City Council must directly confront the causes of the instability within city government. We did not end up in this situation overnight. We will not get out of it overnight. The central task facing City Council over the next year is to work with the City Manager’s Office to rebuild stability and assemble a leadership team that applies professional, stable governance to the many issues facing our community. That is the foundation of serving our community and implementing sound public policy, and that foundation is cracked.
Today is only the beginning of this work. Over the coming months, Council must take additional actions to change the dynamics within City Hall and create an environment of mission-driven teamwork, collaboration, and trust.
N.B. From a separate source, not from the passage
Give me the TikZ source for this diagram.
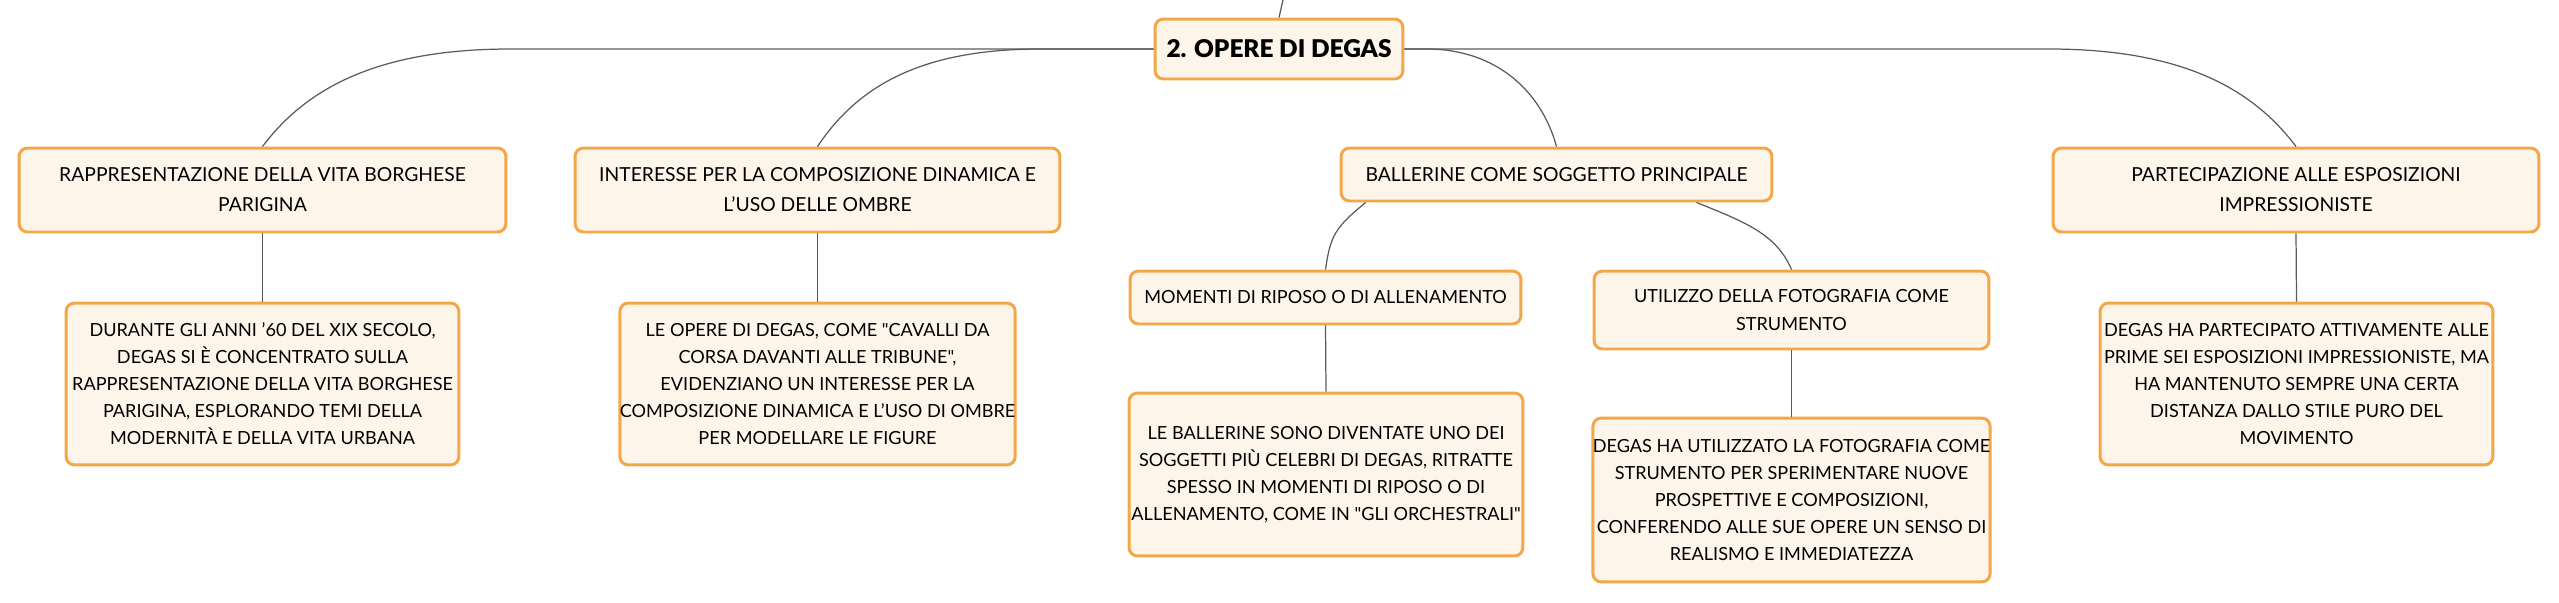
\documentclass[tikz,border=0pt]{standalone}
\usepackage{fontspec}
\setmainfont{Lato}[Ligatures=TeXOff]
\newfontfamily\heavyfont{Lato Black}[Ligatures=TeXOff]
\usetikzlibrary{positioning}
\definecolor{boxline}{HTML}{F4A748}
\definecolor{boxfill}{HTML}{FDF4EA}
\definecolor{wire}{HTML}{5A5A5A}
\tikzset{
  card/.style={draw=boxline, fill=boxfill, line width=1.7pt, rounded corners=0.17cm,
    align=center, inner sep=0pt, text=black},
  topic/.style={card, font=\fontsize{11}{17}\selectfont},
  note/.style={card, minimum width=7.86cm, minimum height=3.24cm, font=\fontsize{10.3}{15.4}\selectfont},
  link/.style={draw=wire, line width=0.7pt}
}
\begin{document}
\begin{tikzpicture}[x=0.02cm, y=-0.02cm]
\useasboundingbox (0,0) rectangle (2559,602);

\node[card, minimum width=4.96cm, minimum height=1.2cm, font=\fontsize{13.9}{17}\heavyfont] (root) at (1279,49) {2. OPERE DI DEGAS};
\coordinate (up) at (1283,0);

\node[topic, minimum width=9.74cm, minimum height=1.68cm] (vita) at (262.5,190) {RAPPRESENTAZIONE DELLA VITA BORGHESE\\PARIGINA};
\node[topic, minimum width=9.7cm, minimum height=1.68cm] (comp) at (817.5,190) {INTERESSE PER LA COMPOSIZIONE DINAMICA E\\L’USO DELLE OMBRE};
\node[topic, minimum width=8.62cm, minimum height=1.06cm] (ball) at (1556.5,174.5) {BALLERINE COME SOGGETTO PRINCIPALE};
\node[topic, minimum width=9.72cm, minimum height=1.68cm] (espo) at (2296,190) {PARTECIPAZIONE ALLE ESPOSIZIONI\\IMPRESSIONISTE};

\node[note] (vitanote) at (262.5,384) {DURANTE GLI ANNI ’60 DEL XIX SECOLO,\\DEGAS SI È CONCENTRATO SULLA\\RAPPRESENTAZIONE DELLA VITA BORGHESE\\PARIGINA, ESPLORANDO TEMI DELLA\\MODERNITÀ E DELLA VITA URBANA};
\node[note] (compnote) at (817.5,384) {LE OPERE DI DEGAS, COME "CAVALLI DA\\CORSA DAVANTI ALLE TRIBUNE",\\EVIDENZIANO UN INTERESSE PER LA\\COMPOSIZIONE DINAMICA E L’USO DI OMBRE\\PER MODELLARE LE FIGURE};
\node[note] (esponote) at (2296.5,384) {DEGAS HA PARTECIPATO ATTIVAMENTE ALLE\\PRIME SEI ESPOSIZIONI IMPRESSIONISTE, MA\\HA MANTENUTO SEMPRE UNA CERTA\\DISTANZA DALLO STILE PURO DEL\\MOVIMENTO};

\node[topic, font=\fontsize{10.3}{15.4}\selectfont, minimum width=7.82cm, minimum height=1.06cm] (riposo) at (1325.5,297.5) {MOMENTI DI RIPOSO O DI ALLENAMENTO};
\node[topic, font=\fontsize{10.3}{15.4}\selectfont, minimum width=7.9cm, minimum height=1.56cm] (foto) at (1791.5,310) {UTILIZZO DELLA FOTOGRAFIA COME\\STRUMENTO};
\node[note, minimum width=7.88cm, minimum height=3.26cm] (riposonote) at (1326,474.5) {LE BALLERINE SONO DIVENTATE UNO DEI\\SOGGETTI PIÙ CELEBRI DI DEGAS, RITRATTE\\SPESSO IN MOMENTI DI RIPOSO O DI\\ALLENAMENTO, COME IN "GLI ORCHESTRALI"};
\node[note, minimum width=7.9cm, minimum height=3.28cm] (fotonote) at (1791.5,500) {DEGAS HA UTILIZZATO LA FOTOGRAFIA COME\\STRUMENTO PER SPERIMENTARE NUOVE\\PROSPETTIVE E COMPOSIZIONI,\\CONFERENDO ALLE SUE OPERE UN SENSO DI\\REALISMO E IMMEDIATEZZA};

\draw[link] (root.north) -- (up);
\draw[link] (root.west) -- ++(-643,0) .. controls +(-130,0) and +(45,-60) .. (vita.north);
\draw[link] (root.west) -- ++(-113,0) .. controls +(-120,0) and +(40,-60) .. (comp.north);
\draw[link] (root.east) -- ++(22,0) .. controls +(70,0) and +(-15,-55) .. (ball.north);
\draw[link] (root.east) -- ++(644,0) .. controls +(130,0) and +(-45,-60) .. (espo.north);

\draw[link] ([xshift=0.52cm]ball.south west) .. controls +(-30,25) and +(5,-35) .. (riposo.north);
\draw[link] ([xshift=-1.54cm]ball.south east) .. controls +(50,20) and +(-15,-35) .. (foto.north);

\draw[link] (vita.south) -- (vitanote.north);
\draw[link] (comp.south) -- (compnote.north);
\draw[link] (espo.south) -- (esponote.north);
\draw[link] (riposo.south) -- (riposonote.north);
\draw[link] (foto.south) -- (fotonote.north);
\end{tikzpicture}
\end{document}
Council must acknowledge its central role in creating the instability within city government. We will need to establish, and adhere to, clear procedures, expectations, and norms that govern how Council conducts business among itself, runs meetings, communicates with the City Manager’s Office and city staff, and prioritizes public policy. City government is filled with dedicated public servants who work daily to serve our community; it is City Council’s responsibility to show leadership and make the changes necessary to create an environment where city staff are empowered to lead the organization and execute Council’s policy priorities. Our community needs leadership, and Council must rise to the occasion.
We would like to express our deep gratitude to all those who have stepped forward to offer their support, experience, and knowledge to our city during this moment of crisis. It highlights our greatest asset -- our city’s dedicated staff, public servants, and community members. It will require our collective wisdom and efforts to support our local government in the task of creating the just, resilient, and equitable community we can and will be.